Claude FROIDMONT, Quand j’étais belge, F Deville, 2023, 200 p., 20 €, ISBN : 9782875990747
Claude Froidmont s’est déjà fait reconnaître comme romancier et il a donné un ouvrage sur François Mauriac à l’issue d’un séjour d’études dans la demeure de Malagar. Liégeois et romaniste, il a nourri de tous temps un culte profond pour la France et surtout sa culture, au point d’y passer des concours pour pouvoir y enseigner, d’en acquérir la nationalité et d’y demeurer. Le récit qu’il livre aujourd’hui retrace son itinéraire convictionnel qui prend des allures de bilan personnel au seuil de la soixantaine.
Enfant, il a grandi dans une famille friande de débats politiques, son père étant employé par Le Monde du travail, un journal socialiste fondé par des résistants durant la seconde guerre mondiale. C’est là que son idéalisme prend racine et il a vingt ans lorsque François Mitterrand accède à la présidence du pays qu’il aime tant. Dans son prologue, il annonce au lecteur que trois choses ont porté son existence dont une seule subsiste. La première est son idéal de gauche, qui a été mis à mal par le mouvement du tout au marché qui a plombé les dernières décennies, dès les renoncements qui ont suivi la victoire de la gauche en 1981. Selon lui, les reculs n’ont cessé de s’accentuer, au point que sa fascination – la deuxième – pour la France, ancrée dans les idéaux républicains, s’est estompée dans ce mouvement qui a brouillé les repères idéologiques traditionnels de cet intellectuel nourri aux idées de Pierre Bourdieu.
Reste la Culture, qui porte les idées, avec une prédilection pour les voix fortes, vibrantes de convictions, et les grands noms du monde littéraire. Dès son plus jeune âge, il tient une correspondance avec les auteurs, cherche à les rencontrer, assiste à leurs conférences, et il se plaît à en détailler le souvenir exquis aux nombreuses anecdotes. Comme s’il cherchait, dans leur sillage, à se rapprocher plus encore d’un astre nourricier, toujours avec une prédilection pour la dissidence, les chemins de traverse. Dans ce périple, l’écriture lui tient lieu de réconfort, comme si elle lui permettait d’approcher au mieux l’inaccessible étoile. Les pages qu’il nous donne sont portées par ses lectures et son goût du débat, elles sont imprégnées d’une forme de classicisme de bon aloi.

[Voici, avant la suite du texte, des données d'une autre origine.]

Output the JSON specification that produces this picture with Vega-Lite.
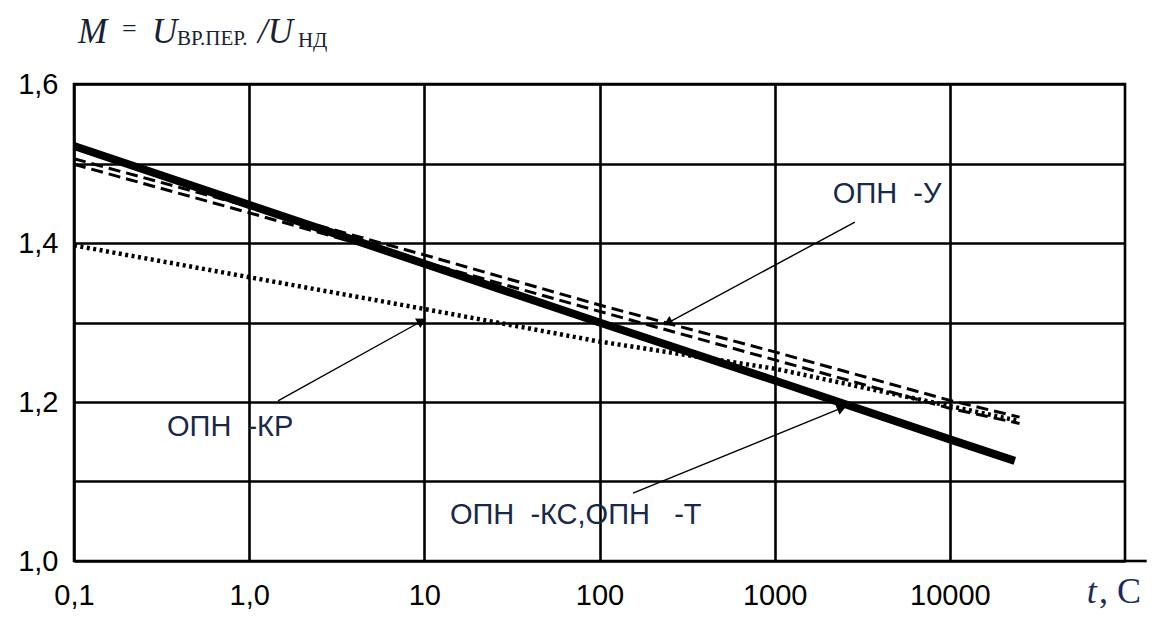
{
  "$schema": "https://vega.github.io/schema/vega-lite/v6.json",
  "width": 1051,
  "height": 477,
  "autosize": "none",
  "padding": {"left": 74, "top": 84, "right": 38, "bottom": 58},
  "background": "white",
  "config": {
    "view": {"stroke": "#000", "strokeWidth": 2.6},
    "axis": {
      "domain": false,
      "ticks": false,
      "grid": true,
      "gridColor": "#000",
      "gridWidth": 2.6,
      "gridOpacity": 1,
      "labelColor": "#000",
      "labelFont": "Liberation Sans",
      "labelFontSize": 29,
      "labelOverlap": false,
      "labelFlush": false,
      "labelBound": false,
      "title": null
    },
    "axisX": {"labelPadding": 20},
    "axisY": {"labelPadding": 16}
  },
  "datasets": {
    "curves": [
      {"series": "КС,Т", "t": 0.1, "m": 1.522},
      {"series": "КС,Т", "t": 1, "m": 1.448},
      {"series": "КС,Т", "t": 10, "m": 1.374},
      {"series": "КС,Т", "t": 100, "m": 1.3},
      {"series": "КС,Т", "t": 1000, "m": 1.227},
      {"series": "КС,Т", "t": 10000, "m": 1.153},
      {"series": "КС,Т", "t": 23500, "m": 1.126},
      {"series": "У1", "t": 0.1, "m": 1.506},
      {"series": "У1", "t": 1, "m": 1.446},
      {"series": "У1", "t": 10, "m": 1.385},
      {"series": "У1", "t": 100, "m": 1.322},
      {"series": "У1", "t": 1000, "m": 1.263},
      {"series": "У1", "t": 10000, "m": 1.202},
      {"series": "У1", "t": 25000, "m": 1.181},
      {"series": "У2", "t": 0.1, "m": 1.499},
      {"series": "У2", "t": 1, "m": 1.438},
      {"series": "У2", "t": 10, "m": 1.376},
      {"series": "У2", "t": 100, "m": 1.314},
      {"series": "У2", "t": 1000, "m": 1.253},
      {"series": "У2", "t": 10000, "m": 1.192},
      {"series": "У2", "t": 25000, "m": 1.173},
      {"series": "КР", "t": 0.1, "m": 1.397},
      {"series": "КР", "t": 1, "m": 1.357},
      {"series": "КР", "t": 10, "m": 1.317},
      {"series": "КР", "t": 100, "m": 1.276},
      {"series": "КР", "t": 1000, "m": 1.242},
      {"series": "КР", "t": 10000, "m": 1.195},
      {"series": "КР", "t": 25000, "m": 1.176}
    ],
    "arrows": [
      {"name": "У", "t": 2870, "m": 1.4264, "t2": 245.5, "m2": 1.2994},
      {"name": "КР", "t": 1.46, "m": 1.2013, "t2": 9.68, "m2": 1.3019},
      {"name": "КС", "t": 155.3, "m": 1.0855, "t2": 2419, "m2": 1.1925}
    ],
    "labels": [
      {"txt": "ОПН\u00a0\u00a0-У", "t": 2148, "m": 1.4616},
      {"txt": "ОПН\u00a0\u00a0-КР", "t": 0.3395, "m": 1.1686},
      {"txt": "ОПН\u00a0\u00a0-КС,ОПН\u00a0\u00a0\u00a0-Т", "t": 14.0, "m": 1.0579}
    ],
    "formula": [
      {"txt": "M", "t": 0.1054, "m": 1.6516, "kind": "big"},
      {"txt": "=", "t": 0.1879, "m": 1.659, "kind": "eq"},
      {"txt": "U", "t": 0.2787, "m": 1.6516, "kind": "big"},
      {"txt": "ВР.ПЕР.", "t": 0.3872, "m": 1.649, "kind": "small"},
      {"txt": "/U", "t": 1.122, "m": 1.6516, "kind": "big"},
      {"txt": "НД", "t": 1.899, "m": 1.6465, "kind": "small"},
      {"txt": "t", "t": 60500, "m": 0.947, "kind": "tit"},
      {"txt": ", C", "t": 71000, "m": 0.947, "kind": "tup"}
    ],
    "extension": [
      {"t": 100000, "t2": 133000, "m": 1.0}
    ]
  },
  "layer": [
    {
      "data": {"name": "curves"},
      "transform": [{"filter": "datum.series == 'КС,Т'"}],
      "mark": {"type": "line", "color": "#000", "strokeWidth": 8, "strokeCap": "butt"},
      "encoding": {
        "x": {
          "field": "t", "type": "quantitative", "title": null,
          "scale": {"type": "log", "domain": [0.1, 100000]},
          "axis": {
            "values": [0.1, 1, 10, 100, 1000, 10000],
            "labelExpr": "datum.value < 0.5 ? '0,1' : datum.value < 5 ? '1,0' : format(datum.value, 'd')"
          }
        },
        "y": {
          "field": "m", "type": "quantitative", "title": null,
          "scale": {"domain": [1.0, 1.6], "zero": false, "nice": false},
          "axis": {
            "values": [1.0, 1.1, 1.2, 1.3, 1.4, 1.5, 1.6],
            "labelExpr": "round(datum.value * 10) % 2 == 0 ? replace(format(datum.value, '.1f'), '.', ',') : ''"
          }
        }
      }
    },
    {
      "data": {"name": "curves"},
      "transform": [{"filter": "datum.series == 'У1' || datum.series == 'У2'"}],
      "mark": {"type": "line", "color": "#000", "strokeWidth": 3, "strokeDash": [12, 6], "strokeCap": "butt"},
      "encoding": {
        "x": {"field": "t", "type": "quantitative", "title": null},
        "y": {"field": "m", "type": "quantitative", "title": null},
        "detail": {"field": "series"}
      }
    },
    {
      "data": {"name": "curves"},
      "transform": [{"filter": "datum.series == 'КР'"}],
      "mark": {"type": "line", "color": "#000", "strokeWidth": 4.5, "strokeDash": [3, 3.5], "strokeCap": "butt"},
      "encoding": {
        "x": {"field": "t", "type": "quantitative", "title": null},
        "y": {"field": "m", "type": "quantitative", "title": null}
      }
    },
    {
      "data": {"name": "arrows"},
      "mark": {"type": "rule", "color": "#000", "strokeWidth": 1.4},
      "encoding": {
        "x": {"field": "t", "type": "quantitative", "title": null},
        "y": {"field": "m", "type": "quantitative", "title": null},
        "x2": {"field": "t2"},
        "y2": {"field": "m2"}
      }
    },
    {
      "data": {"name": "arrows"},
      "transform": [{"filter": "datum.name == 'У'"}],
      "mark": {"type": "point", "shape": "triangle-right", "filled": true, "color": "#000", "opacity": 1, "size": 120, "angle": 151.6},
      "encoding": {
        "x": {"field": "t2", "type": "quantitative", "title": null},
        "y": {"field": "m2", "type": "quantitative", "title": null}
      }
    },
    {
      "data": {"name": "arrows"},
      "transform": [{"filter": "datum.name == 'КР'"}],
      "mark": {"type": "point", "shape": "triangle-right", "filled": true, "color": "#000", "opacity": 1, "size": 120, "angle": 331},
      "encoding": {
        "x": {"field": "t2", "type": "quantitative", "title": null},
        "y": {"field": "m2", "type": "quantitative", "title": null}
      }
    },
    {
      "data": {"name": "arrows"},
      "transform": [{"filter": "datum.name == 'КС'"}],
      "mark": {"type": "point", "shape": "triangle-right", "filled": true, "color": "#000", "opacity": 1, "size": 120, "angle": 338},
      "encoding": {
        "x": {"field": "t2", "type": "quantitative", "title": null},
        "y": {"field": "m2", "type": "quantitative", "title": null}
      }
    },
    {
      "data": {"name": "labels"},
      "mark": {"type": "text", "align": "left", "baseline": "middle", "font": "Liberation Sans", "fontSize": 29, "color": "#17284a"},
      "encoding": {
        "x": {"field": "t", "type": "quantitative", "title": null},
        "y": {"field": "m", "type": "quantitative", "title": null},
        "text": {"field": "txt"}
      }
    },
    {
      "data": {"name": "formula"},
      "transform": [{"filter": "datum.kind == 'big'"}],
      "mark": {"type": "text", "align": "left", "baseline": "alphabetic", "font": "Liberation Serif", "fontStyle": "italic", "fontSize": 35, "color": "#1a1f33"},
      "encoding": {
        "x": {"field": "t", "type": "quantitative", "title": null},
        "y": {"field": "m", "type": "quantitative", "title": null},
        "text": {"field": "txt"}
      }
    },
    {
      "data": {"name": "formula"},
      "transform": [{"filter": "datum.kind == 'eq'"}],
      "mark": {"type": "text", "align": "left", "baseline": "alphabetic", "font": "Liberation Serif", "fontSize": 26, "color": "#1a1f33"},
      "encoding": {
        "x": {"field": "t", "type": "quantitative", "title": null},
        "y": {"field": "m", "type": "quantitative", "title": null},
        "text": {"field": "txt"}
      }
    },
    {
      "data": {"name": "formula"},
      "transform": [{"filter": "datum.kind == 'small'"}],
      "mark": {"type": "text", "align": "left", "baseline": "alphabetic", "font": "Liberation Serif", "fontSize": 21, "color": "#1a1f33"},
      "encoding": {
        "x": {"field": "t", "type": "quantitative", "title": null},
        "y": {"field": "m", "type": "quantitative", "title": null},
        "text": {"field": "txt"}
      }
    },
    {
      "data": {"name": "formula"},
      "transform": [{"filter": "datum.kind == 'tit'"}],
      "mark": {"type": "text", "align": "left", "baseline": "alphabetic", "font": "Liberation Serif", "fontStyle": "italic", "fontSize": 36, "color": "#1b2c5c"},
      "encoding": {
        "x": {"field": "t", "type": "quantitative", "title": null},
        "y": {"field": "m", "type": "quantitative", "title": null},
        "text": {"field": "txt"}
      }
    },
    {
      "data": {"name": "formula"},
      "transform": [{"filter": "datum.kind == 'tup'"}],
      "mark": {"type": "text", "align": "left", "baseline": "alphabetic", "font": "Liberation Serif", "fontSize": 36, "color": "#1b2c5c"},
      "encoding": {
        "x": {"field": "t", "type": "quantitative", "title": null},
        "y": {"field": "m", "type": "quantitative", "title": null},
        "text": {"field": "txt"}
      }
    },
    {
      "data": {"name": "extension"},
      "mark": {"type": "rule", "color": "#000", "strokeWidth": 2.6},
      "encoding": {
        "x": {"field": "t", "type": "quantitative", "title": null},
        "x2": {"field": "t2"},
        "y": {"field": "m", "type": "quantitative", "title": null}
      }
    }
  ]
}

À ce jeu, qui prend des allures de quête incessante dont on ne ressort pas indemne, il dit avoir beaucoup perdu, au point de se retrouver plus seul aujourd’hui. Aussi Quand j’étais belge est-il avant tout une succession de confidences qui ne cherchent en rien à gommer les errements et sa lecture peut séduire par sa sincérité et illustrer le désenchantement dont les observateurs soulignent régulièrement à quel point il a gagné une part de notre société en mal de repères.